Chi di noi avrebbe mai potuto immaginare che un potente produttore cinematografico pretendesse dalle sue attrici favori sessuali per concedere loro ruoli importanti nei suoi film?! Fanno bene tutte le testate giornalistiche del pianeta a riportare la notizia con perizia certosina, perché tutto il mondo deve apprendere ciò che non era neanche immaginabile. Inoltre credo sia opportuno che tutti noi, da nord a sud, facciamo quadrato attorno alla preziosa moralità italiana, riconosciuta ed apprezzata in tutto il mondo. Il rischio è che il cattivo maestro americano possa fare proseliti in Italia; certo, è una possibilità ben più che remota, ma è sempre meglio usare la prudenza. In noi non alberga di certo il germe del favoritismo, e non solo nel cinema ma anche nella politica, nel sindacato, nelle scuole, nelle aziende, persino nella chiesa. Noi italiani non riusciamo proprio a comprendere che gusto si possa provare a raggiungere un tornaconto personale sfruttando una posizione di potere.
Per via di questi accadimenti negli USA, i dibattiti televisivi degli ultimi giorni sono particolarmente frequentati dai nostri politici, dai tuttologi dal pensiero adamantino, dai conduttori dei talk show del primo pomeriggio che si indignano, anzi fanno a gara a chi si indigna di più. Immaginiamo di quale sommossa popolare sarebbe protagonista il coeso popolo italiano se si sapesse – sia chiaro, è una ridicola baggianata, scelta proprio per evidenziare il paradosso – che un capo del governo italiano abbia chiesto gentilezze sessuali a giovani ed inesperte fanciulle in cambio di designazioni a ruoli di potere presso quel ministero o quell’altro, oppure che il piccolo assessore circuisca una giovane imprenditrice in attesa della definizione di una pratica giacente da anni. Ma facciamo esempi ancora più irrazionali che si spingono ulteriormente verso l’impalpabile fantascientifico; poniamo, per assurdo, che i disabili abitanti in un dato territorio (diciamo il nostro, quello siracusano, proprio per estremizzare l’esempio) non possano più usufruire del servizio di trasporto a loro dedicato perché il presidente della regione non è stato capace di rendere disponibili i relativi fondi, e ipotizziamo che per lo stesso motivo le scuole siano in condizioni che non garantiscono l’incolumità degli studenti, così come le strade di quella provincia rappresentino un costante pericolo per gli automobilisti, e così via. Se si verificasse anche una sola di queste cose, di certo gli abitanti di quel territorio protesterebbero vibratamente, lasciando persino intendere che potrebbero addirittura cominciare a pensare di essere propensi a partecipare ad un corteo in cui, per almeno un paio di volte a testa, ciascun partecipante alla manifestazione possa pronunciare a bassa voce l’anatema: “Il presidente della regione è un bricconcello”, facendo in tal modo tremare di paura quel politico e tutti i suoi sodali.

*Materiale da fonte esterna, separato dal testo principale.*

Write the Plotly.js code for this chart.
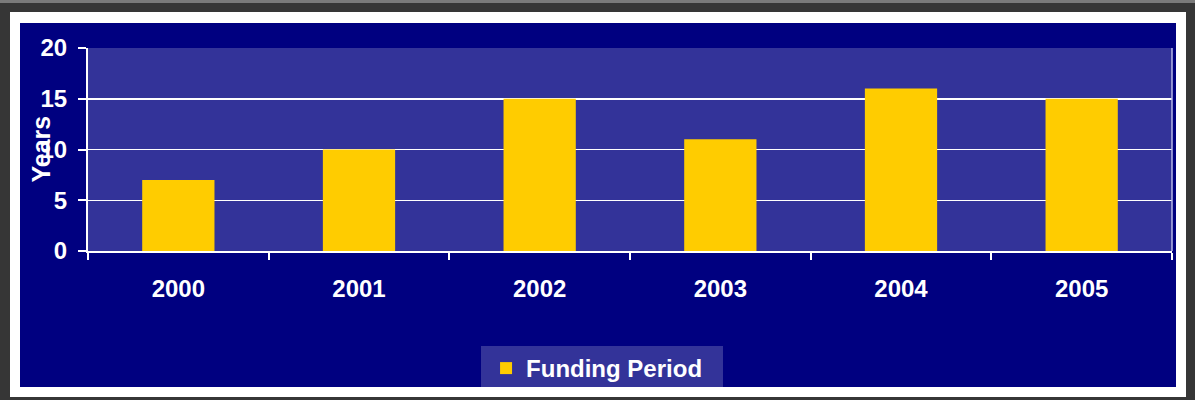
<!DOCTYPE html>
<html>
<head>
<meta charset="utf-8">
<script src="https://cdn.plot.ly/plotly-3.0.1.min.js"></script>
<style>
  html, body { margin:0; padding:0; }
  body { width:1195px; height:400px; background:#363636; position:relative; overflow:hidden; }
  #topline { position:absolute; left:0; top:0; width:1195px; height:3px; background:#7a7a7a; }
  #frame { position:absolute; left:10px; top:12px; width:1176px; height:385px; background:#ffffff; }
  #chart { position:absolute; left:20px; top:23px; width:1156px; height:364px; }
</style>
</head>
<body>
<div id="topline"></div>
<div id="frame"></div>
<div id="chart"></div>
<script>
const years = ['2000', '2001', '2002', '2003', '2004', '2005'];
const fundingPeriod = [7, 10, 15, 11, 16, 15];
const seriesName = 'Funding Period';
const yTitle = 'Years';

const font = 'Arial, "Liberation Sans", sans-serif';

const trace = {
  type: 'bar',
  x: years,
  y: fundingPeriod,
  name: seriesName,
  marker: { color: '#FFCC00', line: { width: 0 } },
  showlegend: true,
  hoverinfo: 'skip'
};

const layout = {
  width: 1156,
  height: 364,
  paper_bgcolor: '#000080',
  plot_bgcolor: '#333399',
  margin: { l: 68, r: 4, t: 25, b: 136, autoexpand: false },
  bargap: 0.6,
  font: { family: font, color: '#ffffff', size: 24, weight: 'bold' },
  xaxis: {
    type: 'category',
    automargin: false,
    tickson: 'boundaries',
    ticks: 'outside',
    ticklen: 7,
    tickwidth: 2,
    tickcolor: '#ffffff',
    showline: true,
    linecolor: '#ffffff',
    linewidth: 2,
    showgrid: false,
    ticklabelstandoff: 15,
    tickfont: { family: font, size: 24, color: '#ffffff', weight: 'bold' },
    fixedrange: true
  },
  yaxis: {
    range: [0, 20],
    automargin: false,
    dtick: 5,
    tick0: 0,
    ticks: 'outside',
    ticklen: 8,
    tickwidth: 2,
    tickcolor: '#ffffff',
    showline: true,
    linecolor: '#ffffff',
    linewidth: 2,
    showgrid: true,
    gridcolor: '#ffffff',
    gridwidth: 1.5,
    zeroline: false,
    ticklabelstandoff: 6,
    tickfont: { family: font, size: 24, color: '#ffffff', weight: 'bold' },
    fixedrange: true
  },
  shapes: [
    { type: 'line', xref: 'paper', yref: 'paper', x0: 1, x1: 1, y0: 0, y1: 1,
      line: { color: '#b8b8e8', width: 1.5 } }
  ],
  annotations: [
    { text: yTitle, xref: 'paper', yref: 'paper', x: 0, y: 0.5,
      xanchor: 'center', yanchor: 'middle', xshift: -48, textangle: -90,
      showarrow: false,
      font: { family: font, size: 25, color: '#ffffff', weight: 'bold' } }
  ],
  legend: {
    orientation: 'h',
    x: 0.3626, xanchor: 'left',
    y: -0.468, yanchor: 'top',
    bgcolor: '#333399',
    borderwidth: 0,
    indentation: 5,
    entrywidth: 192,
    font: { family: font, size: 24, color: '#ffffff', weight: 'bold' },
    itemclick: false,
    itemdoubleclick: false
  }
};

Plotly.newPlot('chart', [trace], layout, { displayModeBar: false, staticPlot: true });
</script>
</body>
</html>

I francesi hanno dato vita a proteste volgarmente plateali, come quella di afferrare il dirigente di un’azienda che non aveva rispettato gli impegni con i lavoratori e scaraventarlo nel cassonetto dei rifiuti. Noi non potremmo mai essere così prosaicamente materiali, le nostre forme di protesta sarebbero ben più sobrie ma altrettanto decise ed intelligenti. Per esempio: mettere in giro la voce che quel presidente della regione ha la forfora, che uno dei suoi assessori guarda sempre la De Filippi e che un altro possiede la discografia completa dei Cugini di campagna; roba da far tremare i polsi a Van Damme, figuriamoci ad un inerme politico. Noi siciliani non abbiamo paura del potere, non cediamo alle tentazioni del piatto di ceci o alla sempreverde promessa di un posto di lavoro, da noi i ruoli di comando non sono così ambiti come negli USA perché qui la politica non si utilizza per fini personali. Anche per questo è risultato parecchio difficoltoso reperire candidati disponibili per le elezioni regionali in Sicilia, ma un altro motivo è certamente legato alla pressione alla quale sarebbero drammaticamente sottoposti gli eletti, perché non è bello sentirsi al centro di una plateale manifestazione durante la quale ti sussurrano che sei un bricconcello.